Your output must consist solely of the lines from the "Output the web" line through the "-5.82, -6.79, -7.79];" line, exactly as written, without images.

ENTRIES »
______

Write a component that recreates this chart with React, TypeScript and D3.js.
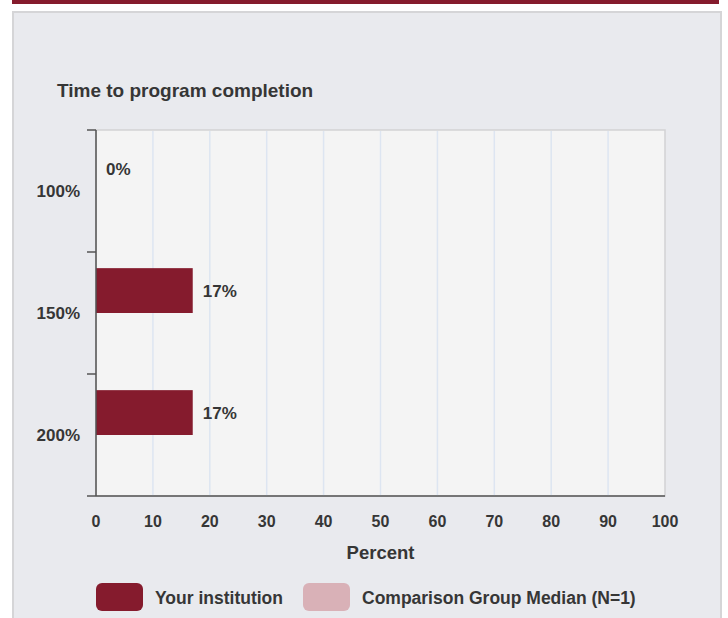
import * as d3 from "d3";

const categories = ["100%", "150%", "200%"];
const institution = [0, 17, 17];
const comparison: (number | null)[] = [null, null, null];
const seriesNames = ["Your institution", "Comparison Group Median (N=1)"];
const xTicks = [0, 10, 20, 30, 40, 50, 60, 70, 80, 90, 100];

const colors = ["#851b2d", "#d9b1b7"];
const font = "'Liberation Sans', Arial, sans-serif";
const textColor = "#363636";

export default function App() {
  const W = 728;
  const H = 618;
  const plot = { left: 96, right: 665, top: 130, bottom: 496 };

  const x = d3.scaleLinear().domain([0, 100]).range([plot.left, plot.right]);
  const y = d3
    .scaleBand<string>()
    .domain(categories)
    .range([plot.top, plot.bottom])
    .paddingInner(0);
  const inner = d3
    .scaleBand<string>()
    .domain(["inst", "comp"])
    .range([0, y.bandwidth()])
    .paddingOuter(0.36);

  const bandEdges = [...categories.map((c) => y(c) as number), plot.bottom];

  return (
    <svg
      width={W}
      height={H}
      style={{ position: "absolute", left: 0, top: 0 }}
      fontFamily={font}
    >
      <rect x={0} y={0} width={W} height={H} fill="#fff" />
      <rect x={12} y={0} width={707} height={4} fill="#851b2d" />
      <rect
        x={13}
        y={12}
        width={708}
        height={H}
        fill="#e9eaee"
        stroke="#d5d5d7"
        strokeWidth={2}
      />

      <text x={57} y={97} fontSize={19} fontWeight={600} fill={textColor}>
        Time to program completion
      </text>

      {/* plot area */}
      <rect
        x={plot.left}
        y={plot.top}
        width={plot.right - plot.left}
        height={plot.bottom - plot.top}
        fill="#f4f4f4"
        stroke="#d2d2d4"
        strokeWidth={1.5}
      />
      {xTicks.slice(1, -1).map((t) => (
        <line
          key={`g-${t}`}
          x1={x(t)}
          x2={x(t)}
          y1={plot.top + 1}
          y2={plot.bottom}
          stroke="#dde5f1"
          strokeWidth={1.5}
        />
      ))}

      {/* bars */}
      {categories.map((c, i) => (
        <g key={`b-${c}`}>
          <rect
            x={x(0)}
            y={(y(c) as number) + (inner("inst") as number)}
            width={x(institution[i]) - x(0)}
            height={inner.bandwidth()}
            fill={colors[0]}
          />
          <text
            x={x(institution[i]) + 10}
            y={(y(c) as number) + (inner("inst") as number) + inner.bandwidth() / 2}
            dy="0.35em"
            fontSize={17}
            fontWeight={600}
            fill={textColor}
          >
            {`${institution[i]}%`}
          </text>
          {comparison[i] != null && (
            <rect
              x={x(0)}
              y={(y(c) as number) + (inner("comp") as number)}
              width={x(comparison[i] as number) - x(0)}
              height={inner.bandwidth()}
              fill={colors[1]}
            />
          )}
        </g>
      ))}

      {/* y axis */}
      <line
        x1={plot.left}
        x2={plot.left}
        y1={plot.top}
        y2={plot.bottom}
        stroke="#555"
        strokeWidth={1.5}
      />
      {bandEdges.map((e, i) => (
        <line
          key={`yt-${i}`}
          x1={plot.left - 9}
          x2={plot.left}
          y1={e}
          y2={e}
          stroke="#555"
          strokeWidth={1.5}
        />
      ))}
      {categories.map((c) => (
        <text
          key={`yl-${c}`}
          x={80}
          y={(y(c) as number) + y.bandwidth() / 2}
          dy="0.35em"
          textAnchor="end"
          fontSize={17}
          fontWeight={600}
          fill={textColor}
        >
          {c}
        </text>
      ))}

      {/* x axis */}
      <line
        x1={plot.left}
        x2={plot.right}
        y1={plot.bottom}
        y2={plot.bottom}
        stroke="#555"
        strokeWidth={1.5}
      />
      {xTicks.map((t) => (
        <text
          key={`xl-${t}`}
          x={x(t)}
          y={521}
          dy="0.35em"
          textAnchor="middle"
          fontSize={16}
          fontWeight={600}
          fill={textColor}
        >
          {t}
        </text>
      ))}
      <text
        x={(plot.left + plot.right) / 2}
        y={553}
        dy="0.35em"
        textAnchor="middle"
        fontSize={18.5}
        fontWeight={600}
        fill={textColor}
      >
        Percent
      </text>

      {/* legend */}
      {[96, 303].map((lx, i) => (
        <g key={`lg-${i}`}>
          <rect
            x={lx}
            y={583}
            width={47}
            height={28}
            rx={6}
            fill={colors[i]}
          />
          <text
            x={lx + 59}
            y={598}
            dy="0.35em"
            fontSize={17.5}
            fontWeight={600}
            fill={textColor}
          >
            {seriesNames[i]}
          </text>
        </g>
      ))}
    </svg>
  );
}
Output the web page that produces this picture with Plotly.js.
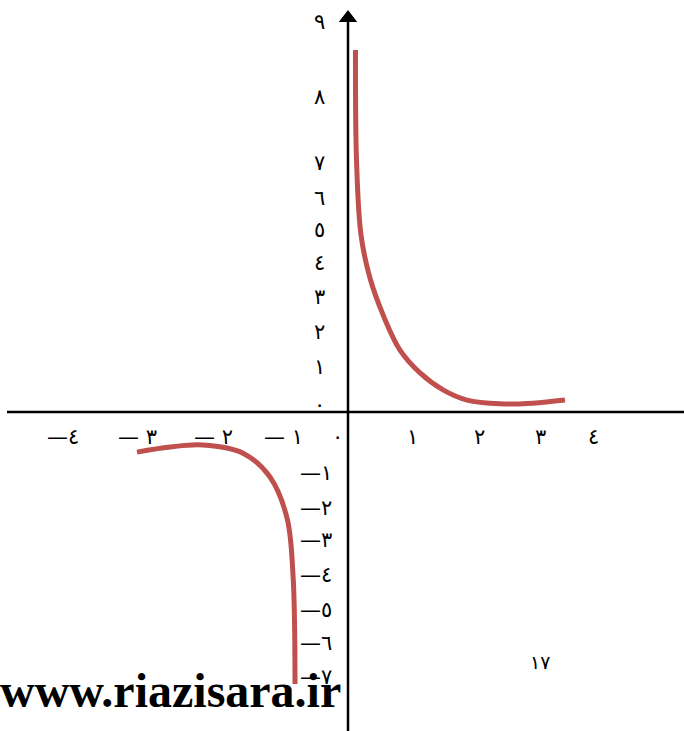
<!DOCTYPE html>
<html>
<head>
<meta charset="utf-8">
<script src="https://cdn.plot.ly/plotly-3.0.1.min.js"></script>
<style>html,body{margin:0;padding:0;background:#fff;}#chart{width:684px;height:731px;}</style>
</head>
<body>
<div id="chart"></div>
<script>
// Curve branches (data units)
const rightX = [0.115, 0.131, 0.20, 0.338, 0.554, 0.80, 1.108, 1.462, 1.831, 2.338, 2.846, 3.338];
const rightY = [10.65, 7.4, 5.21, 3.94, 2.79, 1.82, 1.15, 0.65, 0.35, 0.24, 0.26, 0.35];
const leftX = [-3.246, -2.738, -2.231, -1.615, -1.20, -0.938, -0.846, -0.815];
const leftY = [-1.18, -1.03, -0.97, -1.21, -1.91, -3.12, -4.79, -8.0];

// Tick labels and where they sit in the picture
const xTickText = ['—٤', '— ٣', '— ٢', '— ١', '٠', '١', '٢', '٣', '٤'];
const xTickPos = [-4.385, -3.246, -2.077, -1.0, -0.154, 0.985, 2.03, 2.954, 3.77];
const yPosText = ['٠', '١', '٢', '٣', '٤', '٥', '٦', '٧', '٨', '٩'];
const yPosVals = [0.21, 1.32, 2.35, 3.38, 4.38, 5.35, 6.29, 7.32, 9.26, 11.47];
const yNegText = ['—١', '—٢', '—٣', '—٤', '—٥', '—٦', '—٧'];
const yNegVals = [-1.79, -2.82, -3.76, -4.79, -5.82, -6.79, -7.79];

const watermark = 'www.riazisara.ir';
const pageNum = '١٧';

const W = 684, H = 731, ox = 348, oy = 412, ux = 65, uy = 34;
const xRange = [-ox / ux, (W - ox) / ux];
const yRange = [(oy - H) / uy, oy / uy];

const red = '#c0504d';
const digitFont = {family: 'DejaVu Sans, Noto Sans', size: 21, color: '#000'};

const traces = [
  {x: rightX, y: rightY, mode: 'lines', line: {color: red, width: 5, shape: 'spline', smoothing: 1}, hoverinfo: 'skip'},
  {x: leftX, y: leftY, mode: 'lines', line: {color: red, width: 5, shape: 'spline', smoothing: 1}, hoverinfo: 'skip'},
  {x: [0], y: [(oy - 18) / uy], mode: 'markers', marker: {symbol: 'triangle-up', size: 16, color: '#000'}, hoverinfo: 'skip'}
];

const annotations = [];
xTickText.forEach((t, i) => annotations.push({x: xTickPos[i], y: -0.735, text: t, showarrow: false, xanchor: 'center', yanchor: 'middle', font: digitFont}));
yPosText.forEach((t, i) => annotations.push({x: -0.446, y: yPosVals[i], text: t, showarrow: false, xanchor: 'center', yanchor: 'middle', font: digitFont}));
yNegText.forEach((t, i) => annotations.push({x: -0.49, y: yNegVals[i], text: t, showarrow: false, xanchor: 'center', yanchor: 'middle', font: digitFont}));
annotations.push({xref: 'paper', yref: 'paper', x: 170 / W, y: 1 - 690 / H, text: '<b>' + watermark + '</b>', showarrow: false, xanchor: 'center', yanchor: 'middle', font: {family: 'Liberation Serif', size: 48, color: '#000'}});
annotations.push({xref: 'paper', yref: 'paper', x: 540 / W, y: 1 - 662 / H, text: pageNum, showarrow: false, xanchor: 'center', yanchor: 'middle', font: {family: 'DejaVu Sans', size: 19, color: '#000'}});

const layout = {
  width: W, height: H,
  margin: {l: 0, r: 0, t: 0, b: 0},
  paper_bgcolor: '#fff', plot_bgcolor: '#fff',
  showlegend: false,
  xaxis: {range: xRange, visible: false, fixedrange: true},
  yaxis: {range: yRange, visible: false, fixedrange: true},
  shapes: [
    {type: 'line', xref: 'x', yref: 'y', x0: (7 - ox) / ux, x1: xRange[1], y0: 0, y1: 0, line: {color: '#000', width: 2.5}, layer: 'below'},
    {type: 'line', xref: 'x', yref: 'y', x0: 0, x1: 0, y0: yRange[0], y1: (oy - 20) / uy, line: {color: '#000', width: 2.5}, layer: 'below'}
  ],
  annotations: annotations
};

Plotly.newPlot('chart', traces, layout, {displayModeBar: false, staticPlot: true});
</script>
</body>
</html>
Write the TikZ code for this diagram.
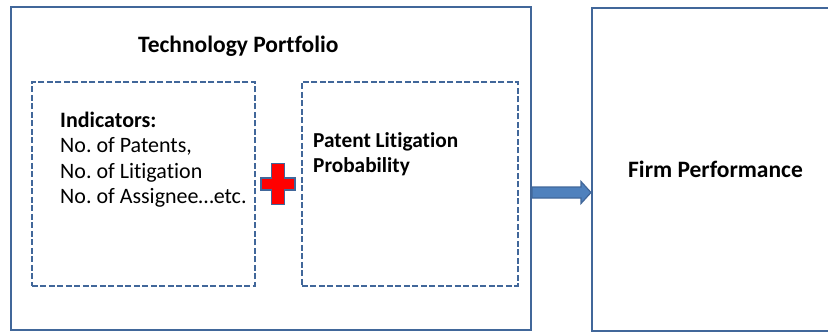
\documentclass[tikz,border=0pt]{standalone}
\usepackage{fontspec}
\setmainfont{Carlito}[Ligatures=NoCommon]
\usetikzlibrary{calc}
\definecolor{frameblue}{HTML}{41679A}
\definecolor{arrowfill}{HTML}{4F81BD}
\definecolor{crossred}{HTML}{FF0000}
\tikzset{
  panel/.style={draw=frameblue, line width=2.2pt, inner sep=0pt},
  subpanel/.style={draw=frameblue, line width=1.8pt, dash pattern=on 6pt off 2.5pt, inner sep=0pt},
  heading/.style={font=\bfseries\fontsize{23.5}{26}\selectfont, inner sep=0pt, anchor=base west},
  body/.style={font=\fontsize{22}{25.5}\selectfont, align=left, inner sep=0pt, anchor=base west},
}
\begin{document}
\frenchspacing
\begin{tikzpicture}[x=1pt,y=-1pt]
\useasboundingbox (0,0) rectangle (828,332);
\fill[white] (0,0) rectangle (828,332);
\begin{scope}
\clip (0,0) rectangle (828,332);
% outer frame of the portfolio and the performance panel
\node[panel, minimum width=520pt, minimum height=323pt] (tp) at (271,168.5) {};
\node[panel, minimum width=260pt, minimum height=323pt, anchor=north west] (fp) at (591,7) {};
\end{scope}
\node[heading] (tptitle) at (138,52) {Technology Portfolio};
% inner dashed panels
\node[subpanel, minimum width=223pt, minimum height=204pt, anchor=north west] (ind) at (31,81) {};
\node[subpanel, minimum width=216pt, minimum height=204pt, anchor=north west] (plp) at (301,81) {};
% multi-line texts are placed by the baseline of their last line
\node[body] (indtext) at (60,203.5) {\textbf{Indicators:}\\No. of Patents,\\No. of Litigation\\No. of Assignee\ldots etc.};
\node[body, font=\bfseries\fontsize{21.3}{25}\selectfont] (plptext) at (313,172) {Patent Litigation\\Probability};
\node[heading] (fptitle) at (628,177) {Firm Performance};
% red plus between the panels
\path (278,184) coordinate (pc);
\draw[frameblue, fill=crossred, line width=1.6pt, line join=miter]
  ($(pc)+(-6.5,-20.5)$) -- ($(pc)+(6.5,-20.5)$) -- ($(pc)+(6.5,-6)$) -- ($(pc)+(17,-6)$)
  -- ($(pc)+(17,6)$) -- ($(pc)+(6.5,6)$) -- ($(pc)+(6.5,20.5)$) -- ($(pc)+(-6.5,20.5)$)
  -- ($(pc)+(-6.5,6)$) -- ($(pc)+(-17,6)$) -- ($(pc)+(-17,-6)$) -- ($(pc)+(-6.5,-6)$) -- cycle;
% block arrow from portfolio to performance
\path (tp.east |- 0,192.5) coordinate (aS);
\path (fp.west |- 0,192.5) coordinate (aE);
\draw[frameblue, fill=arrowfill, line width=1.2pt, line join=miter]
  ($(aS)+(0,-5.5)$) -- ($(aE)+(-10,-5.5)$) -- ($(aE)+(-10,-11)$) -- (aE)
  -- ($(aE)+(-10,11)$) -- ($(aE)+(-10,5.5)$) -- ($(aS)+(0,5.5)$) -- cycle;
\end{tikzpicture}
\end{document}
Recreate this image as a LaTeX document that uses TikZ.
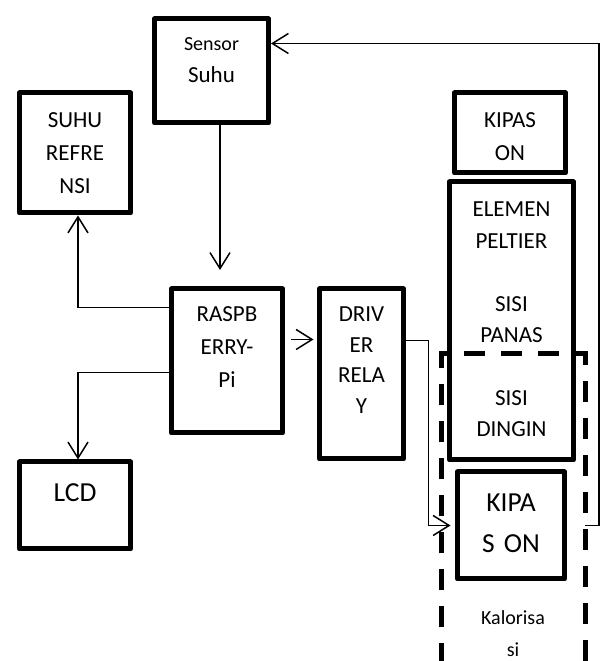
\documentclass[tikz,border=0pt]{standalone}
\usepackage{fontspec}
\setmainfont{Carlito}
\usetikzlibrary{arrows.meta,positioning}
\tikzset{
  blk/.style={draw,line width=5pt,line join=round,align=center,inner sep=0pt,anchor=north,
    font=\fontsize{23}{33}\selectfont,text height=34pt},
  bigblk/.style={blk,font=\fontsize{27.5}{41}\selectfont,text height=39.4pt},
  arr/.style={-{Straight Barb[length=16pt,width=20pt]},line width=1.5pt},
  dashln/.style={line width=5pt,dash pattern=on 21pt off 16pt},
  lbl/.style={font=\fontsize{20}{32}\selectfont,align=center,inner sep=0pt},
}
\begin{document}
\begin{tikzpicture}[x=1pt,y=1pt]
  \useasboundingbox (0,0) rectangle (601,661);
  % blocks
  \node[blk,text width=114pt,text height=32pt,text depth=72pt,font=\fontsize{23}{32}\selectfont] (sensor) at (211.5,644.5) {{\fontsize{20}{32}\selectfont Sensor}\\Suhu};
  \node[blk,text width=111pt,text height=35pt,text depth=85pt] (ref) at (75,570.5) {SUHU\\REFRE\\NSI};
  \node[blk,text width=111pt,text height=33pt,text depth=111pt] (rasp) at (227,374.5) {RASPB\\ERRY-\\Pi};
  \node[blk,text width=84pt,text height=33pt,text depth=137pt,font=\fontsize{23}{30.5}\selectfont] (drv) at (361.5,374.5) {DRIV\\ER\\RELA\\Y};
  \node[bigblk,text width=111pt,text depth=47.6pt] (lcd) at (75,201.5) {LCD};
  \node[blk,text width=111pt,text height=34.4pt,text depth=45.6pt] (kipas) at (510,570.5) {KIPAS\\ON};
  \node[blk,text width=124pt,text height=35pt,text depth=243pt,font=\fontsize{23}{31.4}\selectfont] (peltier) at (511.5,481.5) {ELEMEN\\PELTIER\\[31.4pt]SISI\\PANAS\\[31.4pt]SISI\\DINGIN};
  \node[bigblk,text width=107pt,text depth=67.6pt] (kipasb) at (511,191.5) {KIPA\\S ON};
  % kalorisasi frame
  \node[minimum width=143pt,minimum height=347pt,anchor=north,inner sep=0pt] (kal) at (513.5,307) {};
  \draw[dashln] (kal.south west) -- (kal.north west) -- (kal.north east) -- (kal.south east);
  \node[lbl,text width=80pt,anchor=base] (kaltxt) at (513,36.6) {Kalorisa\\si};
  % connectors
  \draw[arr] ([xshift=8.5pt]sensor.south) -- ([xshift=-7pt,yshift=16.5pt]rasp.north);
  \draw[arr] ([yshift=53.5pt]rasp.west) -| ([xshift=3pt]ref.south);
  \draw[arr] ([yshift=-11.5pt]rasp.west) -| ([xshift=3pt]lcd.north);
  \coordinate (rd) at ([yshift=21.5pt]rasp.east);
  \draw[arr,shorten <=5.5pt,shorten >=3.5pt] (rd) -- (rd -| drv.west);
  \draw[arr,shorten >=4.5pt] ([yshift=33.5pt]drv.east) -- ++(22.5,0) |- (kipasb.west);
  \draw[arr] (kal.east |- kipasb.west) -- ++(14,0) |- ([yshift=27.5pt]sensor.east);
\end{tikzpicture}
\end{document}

______

FULL SOLUTION »
Output the web page that produces this picture with Plotly.js.
<!DOCTYPE html>
<html>
<head>
<meta charset="utf-8">
<script src="https://cdn.plot.ly/plotly-3.0.1.min.js"></script>
<style>html,body{margin:0;padding:0;background:#fff;}#chart{width:684px;height:731px;}</style>
</head>
<body>
<div id="chart"></div>
<script>
// Curve branches (data units)
const rightX = [0.115, 0.131, 0.20, 0.338, 0.554, 0.80, 1.108, 1.462, 1.831, 2.338, 2.846, 3.338];
const rightY = [10.65, 7.4, 5.21, 3.94, 2.79, 1.82, 1.15, 0.65, 0.35, 0.24, 0.26, 0.35];
const leftX = [-3.246, -2.738, -2.231, -1.615, -1.20, -0.938, -0.846, -0.815];
const leftY = [-1.18, -1.03, -0.97, -1.21, -1.91, -3.12, -4.79, -8.0];

// Tick labels and where they sit in the picture
const xTickText = ['—٤', '— ٣', '— ٢', '— ١', '٠', '١', '٢', '٣', '٤'];
const xTickPos = [-4.385, -3.246, -2.077, -1.0, -0.154, 0.985, 2.03, 2.954, 3.77];
const yPosText = ['٠', '١', '٢', '٣', '٤', '٥', '٦', '٧', '٨', '٩'];
const yPosVals = [0.21, 1.32, 2.35, 3.38, 4.38, 5.35, 6.29, 7.32, 9.26, 11.47];
const yNegText = ['—١', '—٢', '—٣', '—٤', '—٥', '—٦', '—٧'];
const yNegVals = [-1.79, -2.82, -3.76, -4.79, -5.82, -6.79, -7.79];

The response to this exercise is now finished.